Bu makam, bir teselli makamıdır, elçisinin zayıflığı, üzgünlüğü ve acizliği karşısında Allah’ın mutlak kudretine, izzetine ve iradesine vurgu yapılmıştır. Allah’ın bunları böyle bir cezaya çarptırmasının gerekçesi ise, açıklanmamıştır. Ki bunun gerekçesi, onların kendi özgür iradeleriyle inkârda ısrar etmeleridir. Bir önceki ayetin sonunda “onlar iman etmezler” ifadesi bu gerekçenin ip uçlarını vermektedir. Yani, Allah onların özgür iradeleriyle iman etmemekte ısrar ettiklerini ve bundan sonra da -özgür iradeleriyle- küfürde devam edeceklerini ve buna azmettiklerini ezeli ilmiyle bilmekte ve bu hain niyetlerinin karşılığı olarak da kalplerini mühürlemek suretiyle onları cezalandırmaktadır.

- Buna mukabil, insanların cüzî iradelerinin ön plana çıkartılması gereken yerde ise, zahiren söz konusu edilmeyen Allah’ın küllî iradesi zımnen vardır.

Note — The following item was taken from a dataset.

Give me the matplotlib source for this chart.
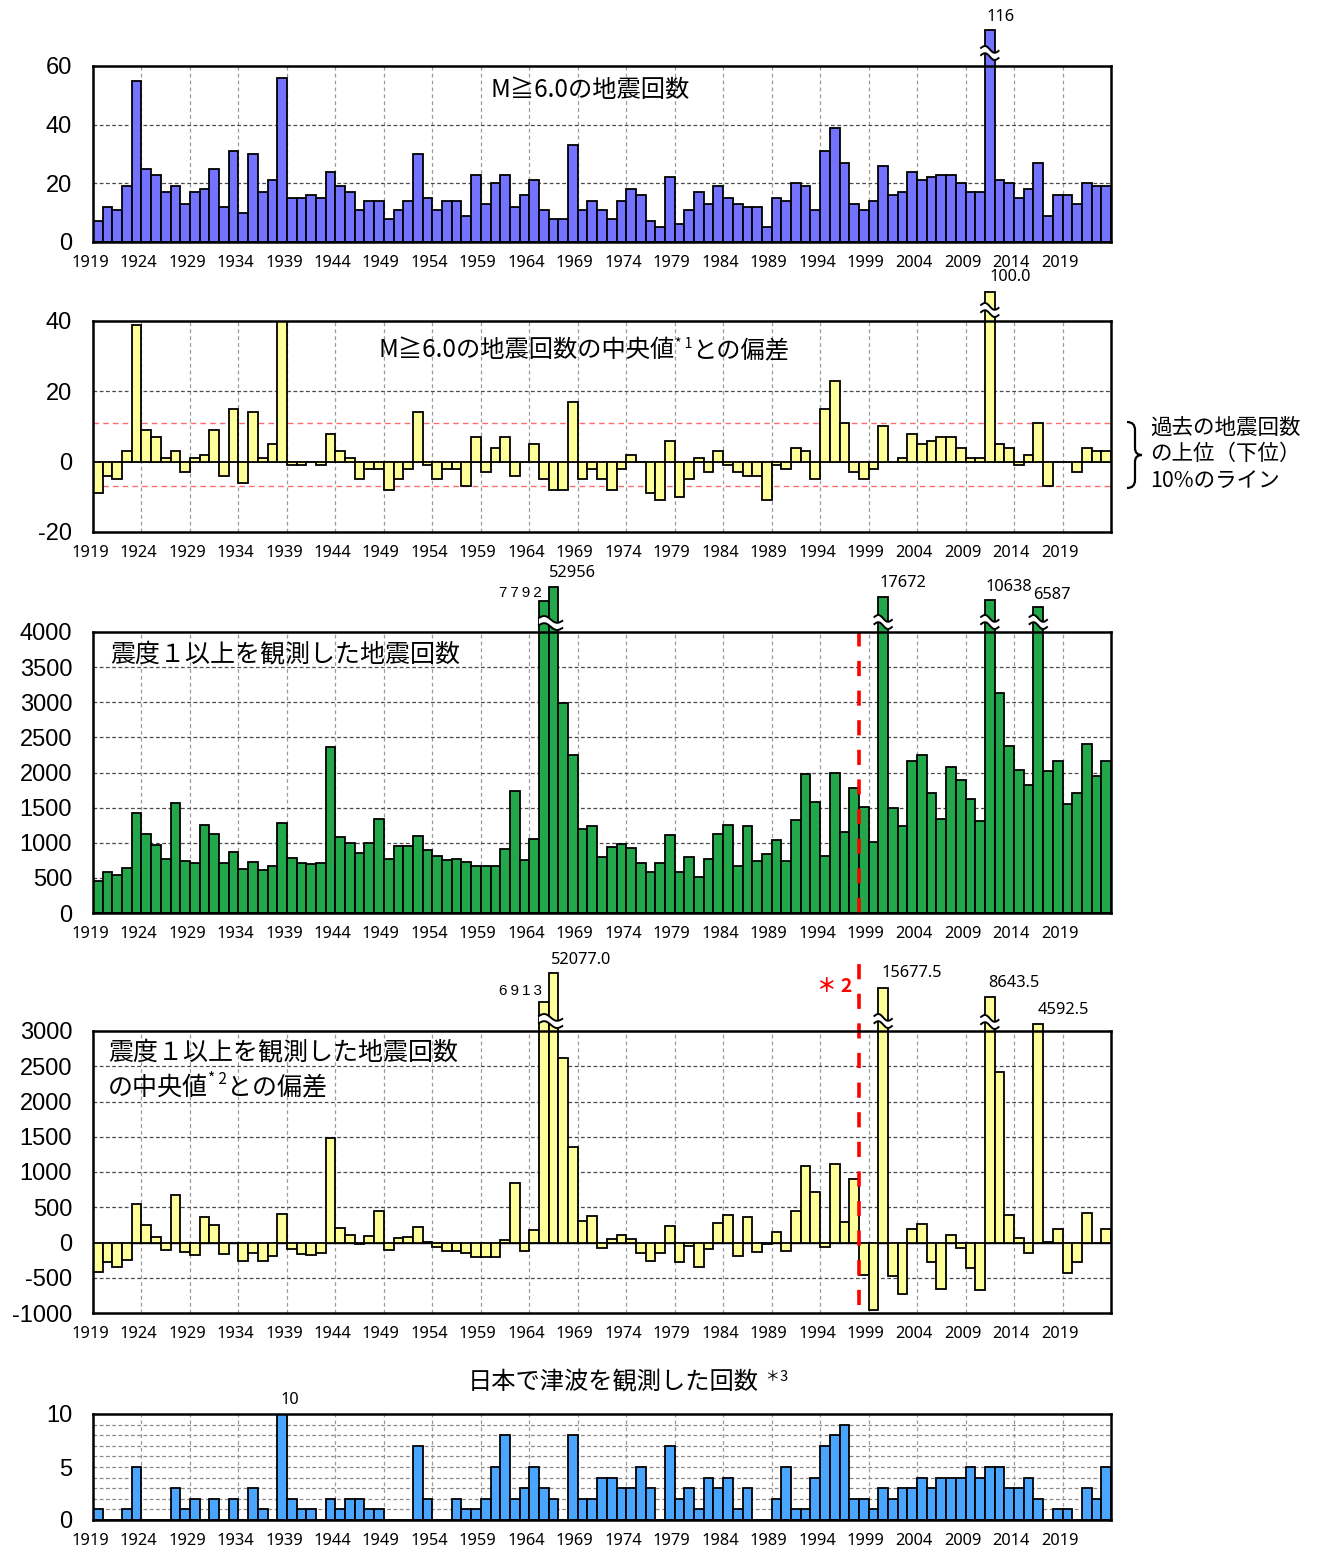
import numpy as np
import matplotlib
matplotlib.use("Agg")
import matplotlib.pyplot as plt
from matplotlib import transforms
from matplotlib.path import Path
from matplotlib.patches import PathPatch
from matplotlib.font_manager import findfont, FontProperties

# ---------------- data ----------------
years = list(range(1919, 2024))
tick_years = list(range(1919, 2020, 5))

m6_counts = [7, 12, 11, 19, 55, 25, 23, 17, 19, 13,
             17, 18, 25, 12, 31, 10, 30, 17, 21, 56,
             15, 15, 16, 15, 24, 19, 17, 11, 14, 14,
             8, 11, 14, 30, 15, 11, 14, 14, 9, 23,
             13, 20, 23, 12, 16, 21, 11, 8, 8, 33,
             11, 14, 11, 8, 14, 18, 16, 7, 5, 22,
             6, 11, 17, 13, 19, 15, 13, 12, 12, 5,
             15, 14, 20, 19, 11, 31, 39, 27, 13, 11,
             14, 26, 16, 17, 24, 21, 22, 23, 23, 20,
             17, 17, 116, 21, 20, 15, 18, 27, 9, 16,
             16, 13, 20, 19, 19]

m6_dev = [-9, -4, -5, 3, 39, 9, 7, 1, 3, -3,
          1, 2, 9, -4, 15, -6, 14, 1, 5, 40,
          -1, -1, 0, -1, 8, 3, 1, -5, -2, -2,
          -8, -5, -2, 14, -1, -5, -2, -2, -7, 7,
          -3, 4, 7, -4, 0, 5, -5, -8, -8, 17,
          -5, -2, -5, -8, -2, 2, 0, -9, -11, 6,
          -10, -5, 1, -3, 3, -1, -3, -4, -4, -11,
          -1, -2, 4, 3, -5, 15, 23, 11, -3, -5,
          -2, 10, 0, 1, 8, 5, 6, 7, 7, 4,
          1, 1, 100.0, 5, 4, -1, 2, 11, -7, 0,
          0, -3, 4, 3, 3]
m6_dev_upper10 = 11
m6_dev_lower10 = -7

shindo_counts = [450, 590, 540, 640, 1420, 1130, 970, 770, 1570, 745,
                 710, 1250, 1120, 710, 870, 620, 725, 610, 675, 1280,
                 790, 710, 700, 715, 2370, 1080, 990, 850, 990, 1340,
                 775, 950, 960, 1095, 900, 810, 755, 765, 725, 670,
                 670, 670, 915, 1735, 760, 1060, 7792, 52956, 2990, 2245,
                 1195, 1245, 800, 935, 980, 925, 715, 588, 707, 1110,
                 579, 802, 508, 764, 1129, 1257, 674, 1233, 735, 835,
                 1039, 740, 1319, 1978, 1580, 806, 1997, 1153, 1774, 1513,
                 1015, 17672, 1499, 1243, 2168, 2253, 1708, 1338, 2083, 1893,
                 1618, 1305, 10638, 3126, 2377, 2040, 1826, 6587, 2016, 2168,
                 1556, 1712, 2410, 1950, 2168]

shindo_dev = [-412, -270, -341, -242, 545, 246, 85, -109, 678, -137,
              -171, 360, 246, -161, 0, -256, -147, -265, -194, 403,
              -95, -161, -171, -152, 1483, 199, 104, -28, 95, 450,
              -100, 62, 81, 218, 14, -66, -123, -114, -152, -199,
              -199, -199, 38, 844, -114, 171, 6913, 52077.0, 2620, 1355,
              303, 374, -71, 52, 109, 43, -147, -265, -147, 237,
              -275, -47, -346, -90, 270, 389, -185, 360, -133, -24,
              156, -118, 450, 1090, 711, -62, 1114, 284, 905, -464,
              -962, 15677.5, -474, -725, 185, 261, -280, -654, 100, -81,
              -365, -678, 8643.5, 2417, 384, 57, -147, 4592.5, 9, 185,
              -431, -275, 422, -14, 185]
median_change_year = 1998

tsunami_counts = [1, 0, 0, 1, 5, 0, 0, 0, 3, 1,
                  2, 0, 2, 0, 2, 0, 3, 1, 0, 10,
                  2, 1, 1, 0, 2, 1, 2, 2, 1, 1,
                  0, 0, 0, 7, 2, 0, 0, 2, 1, 1,
                  2, 5, 8, 2, 3, 5, 3, 2, 0, 8,
                  2, 2, 4, 4, 3, 3, 5, 3, 0, 7,
                  2, 3, 1, 4, 3, 4, 1, 3, 0, 0,
                  2, 5, 1, 1, 4, 7, 8, 9, 2, 2,
                  1, 3, 2, 3, 3, 4, 3, 4, 4, 4,
                  5, 4, 5, 5, 3, 3, 4, 2, 0, 1,
                  1, 0, 3, 2, 5]

# ---------------- fonts ----------------
def pick(*fams):
    for f in fams:
        try:
            findfont(FontProperties(family=f), fallback_to_default=False)
            return f
        except Exception:
            pass
    return "DejaVu Sans"

JP = "Noto Sans CJK JP"
NARROW = pick("Noto Sans", "Liberation Sans", "DejaVu Sans")
ARIAL = pick("Liberation Sans", "DejaVu Sans")
plt.rcParams["font.family"] = [JP, "DejaVu Sans"]

W, H = 1319, 1553
fig = plt.figure(figsize=(W / 100, H / 100), dpi=100)
fig.patch.set_facecolor("white")

LEFT, RIGHT = 93, 1111


def add_axes(top, bottom):
    ax = fig.add_axes([LEFT / W, 1 - bottom / H, (RIGHT - LEFT) / W, (bottom - top) / H])
    return ax, bottom - top


def blend(ax):
    return transforms.blended_transform_factory(ax.transData, ax.transAxes)


def style(ax, ylim, yticks, hgrid, hgrid_color="#4a4a4a"):
    ax.set_xlim(years[0] - 0.5, years[-1] + 0.5)
    ax.set_ylim(*ylim)
    ax.set_yticks(yticks)
    ax.set_yticklabels([str(v) for v in yticks], fontfamily=ARIAL, fontsize=17)
    ax.set_xticks([y - 0.5 for y in tick_years])
    ax.set_xticklabels([str(y) for y in tick_years], fontfamily=NARROW, fontsize=11.8)
    ax.tick_params(axis="both", length=0)
    ax.tick_params(axis="y", pad=15)
    ax.tick_params(axis="x", pad=9.5)
    shift = transforms.ScaledTranslation(-3 / 100, 0, fig.dpi_scale_trans)
    for lbl in ax.get_xticklabels():
        lbl.set_transform(lbl.get_transform() + shift)
    for s in ax.spines.values():
        s.set_linewidth(1.8)
        s.set_zorder(7)
    for y in tick_years[1:]:
        ax.axvline(y - 0.5, color="#9a9a9a", lw=0.9, ls=(0, (3, 2.5)), zorder=0.5)
    for v in hgrid:
        ax.axhline(v, color=hgrid_color, lw=0.9, ls=(0, (3, 2)), zorder=0.6)


def bars(ax, vals, color, ylim, ax_h, ext):
    rng = ylim[1] - ylim[0]
    heights = []
    for yr, v in zip(years, vals):
        if yr in ext:
            heights.append(ylim[1] + ext[yr] / ax_h * rng)
        else:
            heights.append(v)
    bc = ax.bar(years, heights, width=1.0, color=color, edgecolor="black",
                linewidth=1.3, zorder=3)
    for p, yr in zip(bc.patches, years):
        if yr in ext:
            p.set_clip_on(False)
    return bc


def zigzag(ax, x0, x1, off_px, ax_h):
    tr = blend(ax)
    t = np.linspace(0, 1, 80)
    xs = x0 + (x1 - x0) * t
    px = 1.0 / ax_h
    wave = (2.6 * np.sin(2 * np.pi * t) - 3.0 * (t - 0.5)) * px
    base = 1 + off_px * px
    gap = 3.6 * px
    upper = base + gap + wave
    lower = base - gap + wave
    ax.fill(np.r_[xs, xs[::-1]], np.r_[upper, lower[::-1]], transform=tr,
            color="white", zorder=5, clip_on=False, lw=0)
    ax.plot(xs, upper, transform=tr, color="black", lw=1.4, zorder=6, clip_on=False)
    ax.plot(xs, lower, transform=tr, color="black", lw=1.4, zorder=6, clip_on=False)


def label(ax, text, year, dx, dy, ha="center", family=None, size=11.8, **kw):
    ax.annotate(text, xy=(year, 1.0), xycoords=blend(ax), xytext=(dx, dy),
                textcoords="offset pixels", ha=ha, va="center",
                fontfamily=family or NARROW, fontsize=size,
                annotation_clip=False, zorder=8, **kw)


renderer = fig.canvas.get_renderer()


def rich(x_px, y_center_px, pieces, ha="left", color="black"):
    texts, widths = [], []
    for s, size, rise in pieces:
        t = fig.text(0, 0, s, fontsize=size, fontfamily=[JP, "DejaVu Sans"],
                     va="baseline", ha="left", color=color)
        widths.append(t.get_window_extent(renderer=renderer).width)
        texts.append(t)
    total = sum(widths)
    x = x_px - (total / 2 if ha == "center" else 0)
    main = max(p[1] for p in pieces)
    base = y_center_px + 0.38 * main * 100 / 72
    for t, w, (s, size, rise) in zip(texts, widths, pieces):
        t.set_position((x / W, 1 - (base - rise) / H))
        x += w


# ---------------- panel 1 ----------------
ax1, h1 = add_axes(66, 242)
yl1 = (0, 60)
bars(ax1, m6_counts, "#7373FF", yl1, h1, {2011: 36})
zigzag(ax1, 2010.1, 2011.9, 13, h1)
label(ax1, "116", 2011, 11, 49)
style(ax1, yl1, [0, 20, 40, 60], [20, 40])
rich(590, 88, [("M≧6.0の地震回数", 17.5, 0)], ha="center")

# ---------------- panel 2 ----------------
ax2, h2 = add_axes(321, 532)
yl2 = (-20, 40)
bars(ax2, m6_dev, "#FFFF99", yl2, h2, {2011: 29})
zigzag(ax2, 2010.1, 2011.9, 11, h2)
label(ax2, "100.0", 2011, 20, 44)
ax2.axhline(0, color="#8c8c8c", lw=1.4, zorder=1)
ax2.axhline(m6_dev_upper10, color="#FF6B6B", lw=1.0, ls=(0, (4, 3)), zorder=1.5)
ax2.axhline(m6_dev_lower10, color="#FF6B6B", lw=1.0, ls=(0, (4, 3)), zorder=1.5)
style(ax2, yl2, [-20, 0, 20, 40], [20])
rich(584, 348, [("M≧6.0の地震回数の中央値", 17.5, 0), ("* 1", 10, 9), ("との偏差", 17.5, 0)],
     ha="center")

# brace and note on the right
bx0, bx1, bx2 = 1127, 1135, 1142
by0, bym, by1 = 422, 455, 488
verts = [(bx0, by0), (bx1, by0), (bx1, by0 + 8), (bx1, bym - 7), (bx1, bym), (bx2, bym),
         (bx1, bym), (bx1, bym + 7), (bx1, by1 - 8), (bx1, by1), (bx0, by1)]
codes = [Path.MOVETO, Path.CURVE3, Path.CURVE3, Path.LINETO, Path.CURVE3, Path.CURVE3,
         Path.CURVE3, Path.CURVE3, Path.LINETO, Path.CURVE3, Path.CURVE3]
verts_fig = [(x / W, 1 - y / H) for x, y in verts]
fig.add_artist(PathPatch(Path(verts_fig, codes), transform=fig.transFigure,
                         fill=False, lw=1.6, edgecolor="black"))
for txt, yy in [("過去の地震回数", 428), ("の上位（下位）", 454), ("10%のライン", 481)]:
    fig.text(1150 / W, 1 - yy / H, txt, fontsize=15.5, va="center", ha="left",
             fontfamily=[JP, "DejaVu Sans"])

# ---------------- panel 3 ----------------
ax3, h3 = add_axes(632, 913)
yl3 = (0, 4000)
bars(ax3, shindo_counts, "#22A84A", yl3, h3, {1965: 31, 1966: 45, 2000: 35, 2011: 32, 2016: 25})
zigzag(ax3, 1964.5, 1966.9, 9, h3)
zigzag(ax3, 1999.1, 2000.9, 10, h3)
zigzag(ax3, 2010.1, 2011.9, 10, h3)
zigzag(ax3, 2015.1, 2016.9, 10, h3)
label(ax3, "7\u20097\u20099\u20092", 1965, -2, 39, ha="right", family=ARIAL, size=11)
label(ax3, "52956", 1966, 19, 59)
label(ax3, "17672", 2000, 20, 49)
label(ax3, "10638", 2011, 19, 45)
label(ax3, "6587", 2016, 14, 37)
ax3.axvline(median_change_year - 0.5, color="#FF0000", lw=2.6, ls=(0, (4.2, 4.0)), zorder=4)
style(ax3, yl3, list(range(0, 4001, 500)), list(range(500, 4000, 500)))
rich(110, 652, [("震度１以上を観測した地震回数", 18, 0)])

# ---------------- panel 4 ----------------
ax4, h4 = add_axes(1031, 1313)
yl4 = (-1000, 3000)
bars(ax4, shindo_dev, "#FFFF99", yl4, h4, {1965: 29, 1966: 58, 2000: 43, 2011: 34, 2016: 7})
zigzag(ax4, 1964.5, 1966.9, 10, h4)
zigzag(ax4, 1999.1, 2000.9, 10, h4)
zigzag(ax4, 2010.1, 2011.9, 9, h4)
label(ax4, "6\u20099\u20091\u20093", 1965, -2, 40, ha="right", family=ARIAL, size=11)
label(ax4, "52077.0", 1966, 28, 71)
label(ax4, "15677.5", 2000, 29, 58)
label(ax4, "8643.5", 2011, 24, 48)
label(ax4, "4592.5", 2016, 25, 21)
ax4.axhline(0, color="black", lw=1.0, zorder=1)
ax4.plot([median_change_year - 0.5] * 2, [8 / h4, 1 + 73 / h4],
         transform=blend(ax4), color="#FF0000", lw=2.6, ls=(0, (4.2, 4.0)),
         zorder=4, clip_on=False)
label(ax4, "＊ 2", median_change_year - 0.5, -24, 44, family=[JP, "DejaVu Sans"],
      size=14, color="#FF0000", fontweight="bold")
style(ax4, yl4, list(range(-1000, 3001, 500)), [v for v in range(-500, 3000, 500) if v != 0])
rich(108, 1050, [("震度１以上を観測した地震回数", 18, 0)])
rich(108, 1085, [("の中央値", 18, 0), ("* 2", 11, 10), ("との偏差", 18, 0)])

# ---------------- panel 5 ----------------
ax5, h5 = add_axes(1414, 1520)
yl5 = (0, 10)
bars(ax5, tsunami_counts, "#4AA5FF", yl5, h5, {})
label(ax5, "10", 1938, 8, 14)
style(ax5, yl5, [0, 5, 10], list(range(1, 10)), hgrid_color="#8a8a8a")
rich(628, 1380, [("日本で津波を観測した回数", 17.5, 0), ("  ＊3", 10.5, 8)], ha="center")

fig.savefig("out.png", dpi=100, facecolor="white")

Örneğin Allah, Kur'an’ın hak ve hakikati ders veren bir kitap olduğunu hatırlattıktan sonra, elçisinin tebliğden başka bir sorumluluğunun olmadığını vurgulamak üzere -mealen- şöyle buyurmuştur: 

“De ki: İşte Rabbiniz tarafından gelen gerçek. Artık dileyen iman etsin, dileyen inkâr etsin.” (Kehf, 18/29)

Halbuki, Allah dilemedikçe hiç kimse, kendi başına, ona rağmen bir iş yapamaz. İnkârın da imanın da icadî noktaları Allah’a aittir. İnsan, küfür veya iman ister, Allah da onları yaratır. İşte burada, ilk örneğin aksine Allah’ın küllî iradesine açıkça vurgu yapılmamıştır. Çünkü, belagatin muktezası budur.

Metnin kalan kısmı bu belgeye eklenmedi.